Kann ein attraktiver ÖPNV Unternehmen helfen, Fachkräfte zu gewinnen?
Eine gute Anbindung erhöht die Konkurrenzfähigkeit eines Betriebs auf dem Arbeitsmarkt. Das ist das entscheidende Argument für Unternehmen, ihren Beschäftigten rabattierte Jobtickets anzubieten. Im Dialog mit der Wirtschaft ist die Weiterentwicklung des Nahverkehrs im Kreis Pinneberg daher bei uns immer ein wichtiges Thema.
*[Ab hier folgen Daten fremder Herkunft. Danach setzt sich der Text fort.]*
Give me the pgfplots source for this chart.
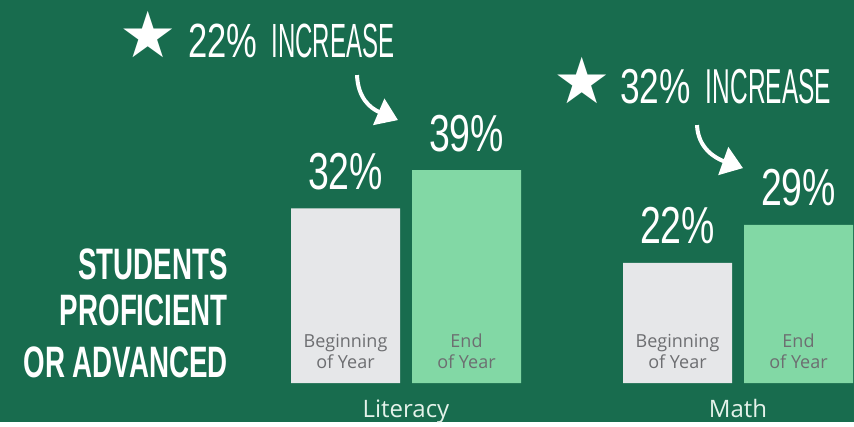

Was heißt das in der Praxis?
Mit unserem regionalen Nahverkehrsplan, den wir gemeinsam mit den Kreisen Segeberg, Stormarn und Herzogtum Lauenburg aufgestellt haben, setzen wir uns ambitionierte Ziele. Wir wollen dafür sorgen, dass noch mehr Menschen die Angebote des ÖPNV nutzen. Das geht nur über Ausbau und attraktive Angebote. Außerdem wollen wir den öffentlichen Busverkehr bis 2032 vollständig emissionsfrei machen. Eine wichtige Rolle spielt auch der Ausbau des Schienenverkehrs, insbesondere der zwischen Elmshorn und Pinneberg. Da sind große Infrastrukturprojekte in Vorplanung. Allerdings darf die bauliche Umsetzung nicht weiter in die Zukunft verschoben werden.
Apropos Zukunft: Wo liegt da der Knackpunkt?
Fakt ist: Der ÖPNV ist neben seiner Bedeutung für die Wirtschaft ein entscheidender Faktor für Klimaschutz und Mobilitätswende. Gleichzeitig ist er als Gesamtsystem unterfinanziert. Der Bund stattet die Länder mit Finanzmitteln aus. Diese sind – auch angesichts der Kostenentwicklung im ÖPNV – nicht ausreichend. Das sind strukturelle Probleme, die dringend gelöst werden müssen.